BERNOFSKY: I think our publishing industry has discovered that you can make more money with books written in English and has kind of given up on trying to create a readership. I do believe that if you publish something and market it properly, you can bring it to a large readership. There are always exceptions in translation. The Name of the Rose: that was certainly an international, translated best-seller. The Reader, most recently—a book I don’t like very much—got on Oprah and then was a huge best-seller, and that’s a translation from the German. Dictionary of the Khazars was one too. There are always these blockbusters that are translated, so it’s certainly possible to market a book like that, but the publisher has to decide to make a book a bestseller. And you can’t always force it.

Of course if you don’t market a book at all, it’s predictable what’s going to become of it. A lot of the smaller publishers that are specializing in translation now don’t really have much of a marketing budget. They do a lot with social media, which is price-effective, and they do a lot with word-of-mouth, and they do a lot with hip events, appealing to younger readers. That gets you one city at a time, and you do that on a national level. But still, in large part, grant funding from the various countries the books are being translated from is sustaining all of that. But I’m still very happy that there’s a crop of half a dozen smaller publishers that are diligently turning out translation after translation.

RIBBLE: Do you read differently as just a reader than you do as a translator?

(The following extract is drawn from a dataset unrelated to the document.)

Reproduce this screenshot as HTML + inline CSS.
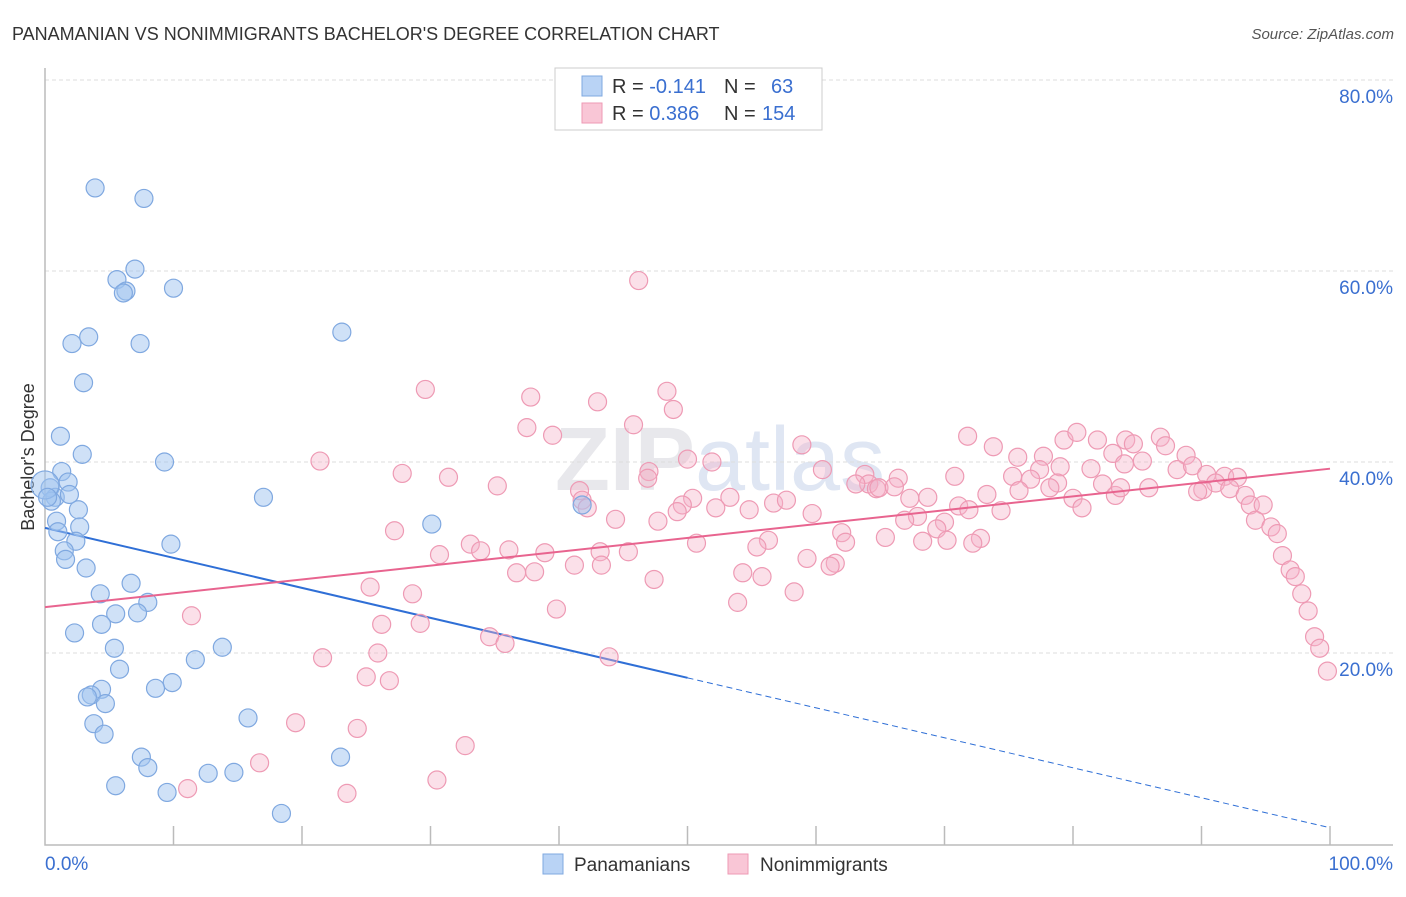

BERNOFSKY: When you sit down to translate and you start taking the sentences apart at the seams, looking at how they’re put together, and then make English sentences and try to cobble it all back together again, it becomes apparent what the author was really doing. As a reader, the spell is cast on you. But as the translator, you’re actually having to look at how exactly the spell is cast. It’s invariably more complicated than it seemed like it was going to be.

Every time I sit down to translate a book, I immediately realize that I haven’t given myself enough time, that I needed a longer deadline, that I’m not getting paid enough, and that it’s too hard for me!

RIBBLE: But it works out.

BERNOFSKY: Someone else has to be the judge of that.